Others also hope that the FHA will lower mortgage insurance premiums and examine its life of loan premium policy, which requires that borrowers pay annual premiums for government insurance over the entire term of a loan.

The Biden administration has pledged to advance affordable housing and has included significant resources in its spending package to that end. But not having a leader at the government agency dedicated to serving first-time homebuyers could pose an obstacle to the White House’s own goals, said Mills.

“You look at the reconciliation bill, and there’s $150 billion in reconciliation under the most recent framework for housing,” he said. “That’s a historic investment in housing, and to make a potentially historic investment in housing and not have someone who leads up the FHA would be a significant missed opportunity for the Biden administration.”

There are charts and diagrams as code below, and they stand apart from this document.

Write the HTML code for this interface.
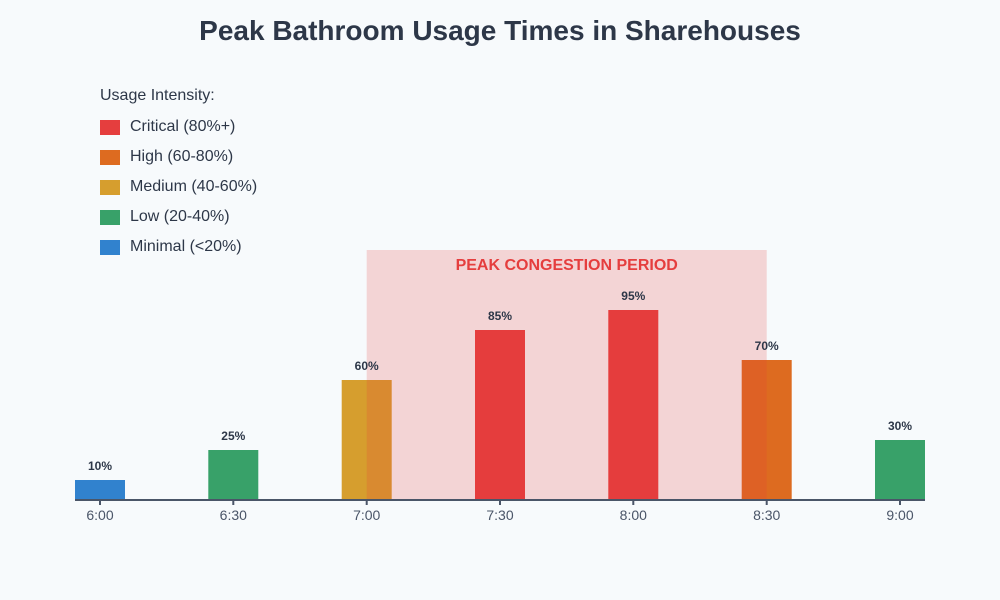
<!DOCTYPE html>
<html><head><meta charset="utf-8"><style>
html,body{margin:0;padding:0;background:#f7fafc;}
svg{display:block;font-family:"Liberation Sans",sans-serif;}
</style></head><body>
<svg width="1000" height="600" viewBox="0 0 1000 600">
<rect width="1000" height="600" fill="#f7fafc"/>
<text x="500" y="40" text-anchor="middle" font-size="28" font-weight="bold" fill="#2d3748">Peak Bathroom Usage Times in Sharehouses</text>
<text x="100" y="100" font-size="16" fill="#2d3748">Usage Intensity:</text>
<rect x="100" y="120" width="20" height="15" fill="#e53e3e"/><text x="130" y="131" font-size="16" fill="#2d3748">Critical (80%+)</text>
<rect x="100" y="150" width="20" height="15" fill="#dd6b20"/><text x="130" y="161" font-size="16" fill="#2d3748">High (60-80%)</text>
<rect x="100" y="180" width="20" height="15" fill="#d69e2e"/><text x="130" y="191" font-size="16" fill="#2d3748">Medium (40-60%)</text>
<rect x="100" y="210" width="20" height="15" fill="#38a169"/><text x="130" y="221" font-size="16" fill="#2d3748">Low (20-40%)</text>
<rect x="100" y="240" width="20" height="15" fill="#3182ce"/><text x="130" y="251" font-size="16" fill="#2d3748">Minimal (&lt;20%)</text>
<g>
<rect x="75" y="480" width="50" height="20" fill="#3182ce"/>
<rect x="208.3" y="450" width="50" height="50" fill="#38a169"/>
<rect x="341.7" y="380" width="50" height="120" fill="#d69e2e"/>
<rect x="475" y="330" width="50" height="170" fill="#e53e3e"/>
<rect x="608.3" y="310" width="50" height="190" fill="#e53e3e"/>
<rect x="741.7" y="360" width="50" height="140" fill="#dd6b20"/>
<rect x="875" y="440" width="50" height="60" fill="#38a169"/>
</g>
<rect x="366.7" y="250" width="400" height="250" fill="#e53e3e" opacity="0.2"/>
<text x="566.7" y="270" text-anchor="middle" font-size="16" font-weight="bold" fill="#e53e3e">PEAK CONGESTION PERIOD</text>
<g font-size="12" font-weight="bold" fill="#2d3748" text-anchor="middle">
<text x="100" y="470">10%</text><text x="233.3" y="440">25%</text><text x="366.7" y="370">60%</text>
<text x="500" y="320">85%</text><text x="633.3" y="300">95%</text><text x="766.7" y="350">70%</text><text x="900" y="430">30%</text>
</g>
<line x1="75" y1="500" x2="925" y2="500" stroke="#4a5568" stroke-width="2"/>
<g stroke="#4a5568" stroke-width="2">
<line x1="100" y1="500" x2="100" y2="505"/><line x1="233.3" y1="500" x2="233.3" y2="505"/><line x1="366.7" y1="500" x2="366.7" y2="505"/>
<line x1="500" y1="500" x2="500" y2="505"/><line x1="633.3" y1="500" x2="633.3" y2="505"/><line x1="766.7" y1="500" x2="766.7" y2="505"/><line x1="900" y1="500" x2="900" y2="505"/>
</g>
<g font-size="14" fill="#4a5568" text-anchor="middle">
<text x="100" y="520">6:00</text><text x="233.3" y="520">6:30</text><text x="366.7" y="520">7:00</text>
<text x="500" y="520">7:30</text><text x="633.3" y="520">8:00</text><text x="766.7" y="520">8:30</text><text x="900" y="520">9:00</text>
</g>
</svg>
</body></html>
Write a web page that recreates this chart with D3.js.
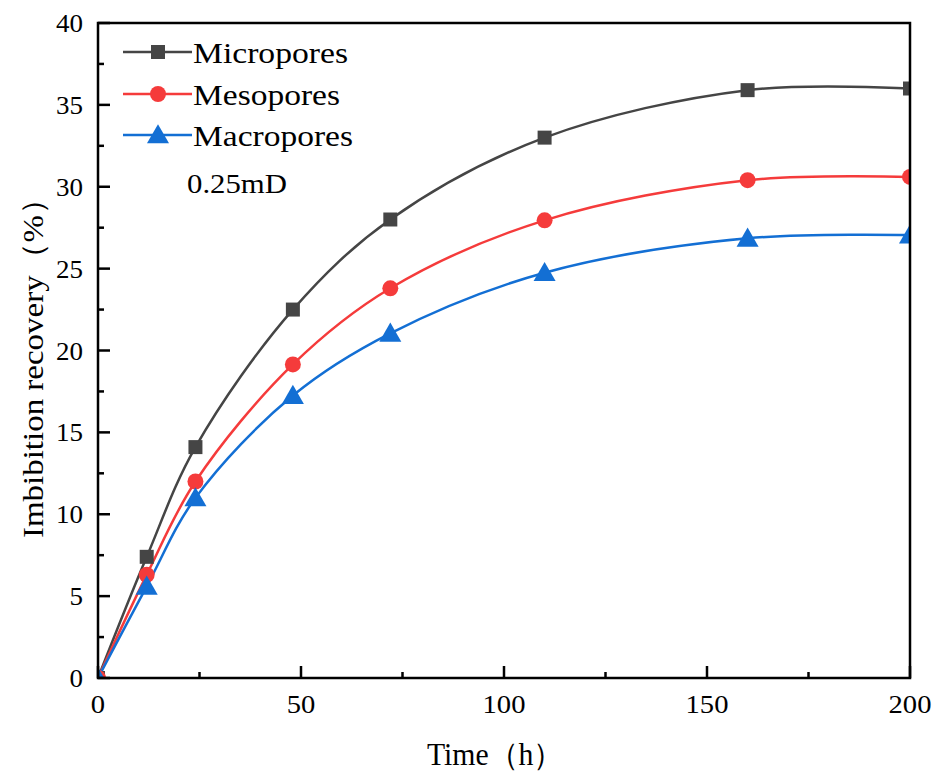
<!DOCTYPE html>
<html><head><meta charset="utf-8">
<script src="https://cdn.jsdelivr.net/npm/d3@7"></script>
<style>body{margin:0;background:#fff}svg{display:block}text{font-family:"Liberation Serif","Times New Roman",serif;fill:#000}</style>
</head><body>
<script>
const times = [0, 12, 24, 48, 72, 110, 160, 200];
const micropores = [0, 7.4, 14.1, 22.5, 28.0, 33.0, 35.9, 36.0];
const mesopores = [0, 6.3, 12.0, 19.15, 23.8, 27.95, 30.4, 30.6];
const macropores = [0, 5.6, 11.0, 17.25, 21.05, 24.75, 26.85, 27.05];
const seriesNames = ["Micropores", "Mesopores", "Macropores"];
const xTicks = [0, 50, 100, 150, 200];
const yTicks = [0, 5, 10, 15, 20, 25, 30, 35, 40];
const annotation = "0.25mD";

const W = 941, H = 774;
const m = {l: 98, r: 31, t: 23, b: 96};
const svg = d3.select("body").append("svg").attr("width", W).attr("height", H);
const x = d3.scaleLinear().domain([0, 200]).range([m.l, W - m.r]);
const y = d3.scaleLinear().domain([0, 40]).range([H - m.b, m.t]);

const colors = ["#454545", "#f53b3b", "#136fd4"];
const data = [micropores, mesopores, macropores];
const shapes = [d3.symbolSquare, d3.symbolCircle, d3.symbolTriangle];
const sizes = [196, 200, 210];

svg.append("clipPath").attr("id", "plot").append("rect")
  .attr("x", m.l).attr("y", m.t).attr("width", W - m.r - m.l).attr("height", H - m.b - m.t);

// lines
const plot = svg.append("g").attr("clip-path", "url(#plot)");
const line = d3.line().x((d, i) => x(times[i])).y(d => y(d)).curve(d3.curveCatmullRom.alpha(0.5));
data.forEach((s, k) => {
  plot.append("path").attr("d", line(s)).attr("fill", "none").attr("stroke", colors[k]).attr("stroke-width", 2.5);
});
data.forEach((s, k) => {
  plot.append("g").selectAll("path").data(s).join("path")
    .attr("transform", (d, i) => `translate(${x(times[i])},${y(d) + (k === 2 ? 2 : 0)})`)
    .attr("d", d3.symbol().type(shapes[k]).size(sizes[k])).attr("fill", colors[k]);
});

// frame
svg.append("rect").attr("x", m.l).attr("y", m.t).attr("width", W - m.r - m.l).attr("height", H - m.b - m.t)
  .attr("fill", "none").attr("stroke", "#000").attr("stroke-width", 2.5);

// x axis ticks (inward)
const gx = svg.append("g");
d3.range(0, 201, 25).forEach(v => {
  const major = v % 50 === 0;
  gx.append("line").attr("x1", x(v)).attr("x2", x(v)).attr("y1", y(0)).attr("y2", y(0) - (major ? 12 : 6))
    .attr("stroke", "#000").attr("stroke-width", 2.5);
});
xTicks.forEach(v => {
  gx.append("text").attr("x", x(v)).attr("y", y(0) + 35).attr("text-anchor", "middle").attr("font-size", 26)
    .attr("textLength", String(v).length * 14.3).attr("lengthAdjust", "spacingAndGlyphs").text(v);
});
// y axis ticks
const gy = svg.append("g");
d3.range(0, 40.01, 2.5).forEach(v => {
  const major = v % 5 === 0;
  gy.append("line").attr("x1", x(0)).attr("x2", x(0) + (major ? 12 : 6)).attr("y1", y(v)).attr("y2", y(v))
    .attr("stroke", "#000").attr("stroke-width", 2.5);
});
yTicks.forEach(v => {
  gy.append("text").attr("x", x(0) - 15).attr("y", y(v) + 9).attr("text-anchor", "end").attr("font-size", 26)
    .attr("textLength", String(v).length * 13.5).attr("lengthAdjust", "spacingAndGlyphs").text(v);
});

// axis titles
svg.append("text").attr("x", 495).attr("y", 765).attr("text-anchor", "middle").attr("font-size", 31)
  .attr("textLength", 136).attr("lengthAdjust", "spacingAndGlyphs").text("Time（h）");
svg.append("text").attr("transform", "translate(43,360) rotate(-90)").attr("text-anchor", "middle")
  .attr("font-size", 30).attr("textLength", 356).attr("lengthAdjust", "spacingAndGlyphs").text("Imbibition recovery（%）");

// legend
const legY = [52, 94, 135];
const legW = [155, 147, 160];
seriesNames.forEach((n, k) => {
  const g = svg.append("g");
  g.append("line").attr("x1", 123).attr("x2", 192).attr("y1", legY[k]).attr("y2", legY[k]).attr("stroke", colors[k]).attr("stroke-width", 2.5);
  g.append("path").attr("transform", `translate(158,${legY[k] + (k === 2 ? 2 : 0)})`).attr("d", d3.symbol().type(shapes[k]).size(sizes[k])).attr("fill", colors[k]);
  g.append("text").attr("x", 193).attr("y", legY[k] + 11).attr("font-size", 30)
    .attr("textLength", legW[k]).attr("lengthAdjust", "spacingAndGlyphs").text(n);
});
svg.append("text").attr("x", 187).attr("y", 193).attr("font-size", 27)
  .attr("textLength", 100).attr("lengthAdjust", "spacingAndGlyphs").text(annotation);
</script>
</body></html>
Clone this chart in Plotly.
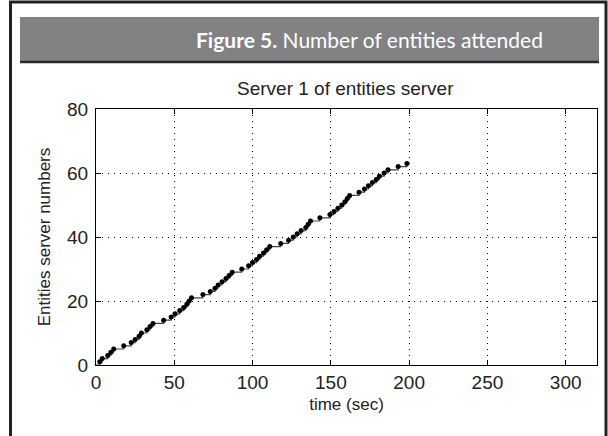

While the Department of Housing and Urban Development had said in January that Janet Golrick was serving as acting FHA commissioner, Lopa Kolluri, principal deputy assistant secretary for HUD’s Office of Housing and the FHA, appears to have taken on the FHA commissioner duties.

HUD did not respond to questions about the acting FHA commissioner position.

While the FHA has capable career staff, having a permanent, Senate-confirmed director is ultimately ideal, said Kilmer.

“You can’t make some of these decisions with the same finality if you’re still working with acting folks,” he said.

For some, the inaction on Gordon’s nomination underscores a larger frustration with the politics around nominations.

“Julia Gordon is not only eminently qualified, she is perhaps overly qualified for this role and should have been confirmed already,” said Boltansky. “It’s seldom that you have someone who is as deeply knowledgeable and well respected as her willing to serve at this junction in their career, and the fact that we are in a state of limbo is deeply concerning.”